> _What the task requires_: Restate each of the lines given below, word for word.

> _Stored data_:
━━━━━━━━━━

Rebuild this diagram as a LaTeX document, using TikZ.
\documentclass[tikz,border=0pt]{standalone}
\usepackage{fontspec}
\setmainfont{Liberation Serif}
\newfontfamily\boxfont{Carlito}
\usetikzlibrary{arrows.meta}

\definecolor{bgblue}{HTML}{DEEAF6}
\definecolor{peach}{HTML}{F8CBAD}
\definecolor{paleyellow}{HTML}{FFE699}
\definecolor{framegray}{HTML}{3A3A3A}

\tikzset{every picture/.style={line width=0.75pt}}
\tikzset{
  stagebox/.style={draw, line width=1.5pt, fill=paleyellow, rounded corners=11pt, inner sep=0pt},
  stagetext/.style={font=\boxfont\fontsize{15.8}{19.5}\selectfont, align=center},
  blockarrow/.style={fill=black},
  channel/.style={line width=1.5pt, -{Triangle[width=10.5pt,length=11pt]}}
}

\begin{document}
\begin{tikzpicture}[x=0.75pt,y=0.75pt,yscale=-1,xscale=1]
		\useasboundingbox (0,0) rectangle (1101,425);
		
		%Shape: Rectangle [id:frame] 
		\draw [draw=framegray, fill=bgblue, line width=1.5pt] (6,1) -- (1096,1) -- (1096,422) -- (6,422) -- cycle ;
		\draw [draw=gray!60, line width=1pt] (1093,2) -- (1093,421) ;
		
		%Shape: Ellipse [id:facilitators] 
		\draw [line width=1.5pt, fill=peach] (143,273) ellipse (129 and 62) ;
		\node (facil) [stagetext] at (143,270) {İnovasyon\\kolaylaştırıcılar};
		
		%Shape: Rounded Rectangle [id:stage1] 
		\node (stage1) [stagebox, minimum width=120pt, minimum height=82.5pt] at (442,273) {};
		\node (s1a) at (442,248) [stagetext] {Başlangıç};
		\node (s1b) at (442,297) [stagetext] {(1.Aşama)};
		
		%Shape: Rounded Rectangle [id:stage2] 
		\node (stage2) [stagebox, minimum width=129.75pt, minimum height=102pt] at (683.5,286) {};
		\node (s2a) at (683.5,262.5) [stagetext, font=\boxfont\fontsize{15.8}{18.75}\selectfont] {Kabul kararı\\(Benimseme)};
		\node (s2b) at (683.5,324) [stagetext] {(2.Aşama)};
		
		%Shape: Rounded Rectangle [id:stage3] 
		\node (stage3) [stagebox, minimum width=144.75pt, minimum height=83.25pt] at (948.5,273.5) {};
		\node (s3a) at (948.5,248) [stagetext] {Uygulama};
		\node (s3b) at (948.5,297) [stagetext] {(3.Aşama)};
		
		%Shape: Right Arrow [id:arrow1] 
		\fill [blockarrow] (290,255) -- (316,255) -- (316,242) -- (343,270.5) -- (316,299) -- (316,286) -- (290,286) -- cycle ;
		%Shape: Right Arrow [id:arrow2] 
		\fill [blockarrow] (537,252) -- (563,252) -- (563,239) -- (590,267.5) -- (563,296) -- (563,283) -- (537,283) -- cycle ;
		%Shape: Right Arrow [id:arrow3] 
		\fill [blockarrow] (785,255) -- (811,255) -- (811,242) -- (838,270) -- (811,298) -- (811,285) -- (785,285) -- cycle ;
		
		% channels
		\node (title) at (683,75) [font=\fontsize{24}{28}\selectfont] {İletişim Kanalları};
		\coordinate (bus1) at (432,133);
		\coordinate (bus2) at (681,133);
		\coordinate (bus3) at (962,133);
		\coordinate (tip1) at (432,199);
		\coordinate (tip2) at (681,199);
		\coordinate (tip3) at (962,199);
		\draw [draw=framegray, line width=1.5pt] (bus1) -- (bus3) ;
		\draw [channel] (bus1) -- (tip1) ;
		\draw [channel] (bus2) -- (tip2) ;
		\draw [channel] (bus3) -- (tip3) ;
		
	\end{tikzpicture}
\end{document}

━━━━━━━━━━

> _Problem solution_:
Rebuild this diagram as a LaTeX document, using TikZ.
\documentclass[tikz,border=0pt]{standalone}
\usepackage{fontspec}
\setmainfont{Liberation Serif}
\newfontfamily\boxfont{Carlito}
\usetikzlibrary{arrows.meta}

\definecolor{bgblue}{HTML}{DEEAF6}
\definecolor{peach}{HTML}{F8CBAD}
\definecolor{paleyellow}{HTML}{FFE699}
\definecolor{framegray}{HTML}{3A3A3A}

\tikzset{every picture/.style={line width=0.75pt}}
\tikzset{
  stagebox/.style={draw, line width=1.5pt, fill=paleyellow, rounded corners=11pt, inner sep=0pt},
  stagetext/.style={font=\boxfont\fontsize{15.8}{19.5}\selectfont, align=center},
  blockarrow/.style={fill=black},
  channel/.style={line width=1.5pt, -{Triangle[width=10.5pt,length=11pt]}}
}

\begin{document}
\begin{tikzpicture}[x=0.75pt,y=0.75pt,yscale=-1,xscale=1]
		\useasboundingbox (0,0) rectangle (1101,425);
		
		%Shape: Rectangle [id:frame] 
		\draw [draw=framegray, fill=bgblue, line width=1.5pt] (6,1) -- (1096,1) -- (1096,422) -- (6,422) -- cycle ;
		\draw [draw=gray!60, line width=1pt] (1093,2) -- (1093,421) ;
		
		%Shape: Ellipse [id:facilitators] 
		\draw [line width=1.5pt, fill=peach] (143,273) ellipse (129 and 62) ;
		\node (facil) [stagetext] at (143,270) {İnovasyon\\kolaylaştırıcılar};
		
		%Shape: Rounded Rectangle [id:stage1] 
		\node (stage1) [stagebox, minimum width=120pt, minimum height=82.5pt] at (442,273) {};
		\node (s1a) at (442,248) [stagetext] {Başlangıç};
		\node (s1b) at (442,297) [stagetext] {(1.Aşama)};
		
		%Shape: Rounded Rectangle [id:stage2] 
		\node (stage2) [stagebox, minimum width=129.75pt, minimum height=102pt] at (683.5,286) {};
		\node (s2a) at (683.5,262.5) [stagetext, font=\boxfont\fontsize{15.8}{18.75}\selectfont] {Kabul kararı\\(Benimseme)};
		\node (s2b) at (683.5,324) [stagetext] {(2.Aşama)};
		
		%Shape: Rounded Rectangle [id:stage3] 
		\node (stage3) [stagebox, minimum width=144.75pt, minimum height=83.25pt] at (948.5,273.5) {};
		\node (s3a) at (948.5,248) [stagetext] {Uygulama};
		\node (s3b) at (948.5,297) [stagetext] {(3.Aşama)};
		
		%Shape: Right Arrow [id:arrow1] 
		\fill [blockarrow] (290,255) -- (316,255) -- (316,242) -- (343,270.5) -- (316,299) -- (316,286) -- (290,286) -- cycle ;
		%Shape: Right Arrow [id:arrow2] 
		\fill [blockarrow] (537,252) -- (563,252) -- (563,239) -- (590,267.5) -- (563,296) -- (563,283) -- (537,283) -- cycle ;
		%Shape: Right Arrow [id:arrow3] 
		\fill [blockarrow] (785,255) -- (811,255) -- (811,242) -- (838,270) -- (811,298) -- (811,285) -- (785,285) -- cycle ;
		
		% channels
		\node (title) at (683,75) [font=\fontsize{24}{28}\selectfont] {İletişim Kanalları};
		\coordinate (bus1) at (432,133);
		\coordinate (bus2) at (681,133);
		\coordinate (bus3) at (962,133);
		\coordinate (tip1) at (432,199);
		\coordinate (tip2) at (681,199);
		\coordinate (tip3) at (962,199);
		\draw [draw=framegray, line width=1.5pt] (bus1) -- (bus3) ;
		\draw [channel] (bus1) -- (tip1) ;
		\draw [channel] (bus2) -- (tip2) ;
		\draw [channel] (bus3) -- (tip3) ;
		
	\end{tikzpicture}
\end{document}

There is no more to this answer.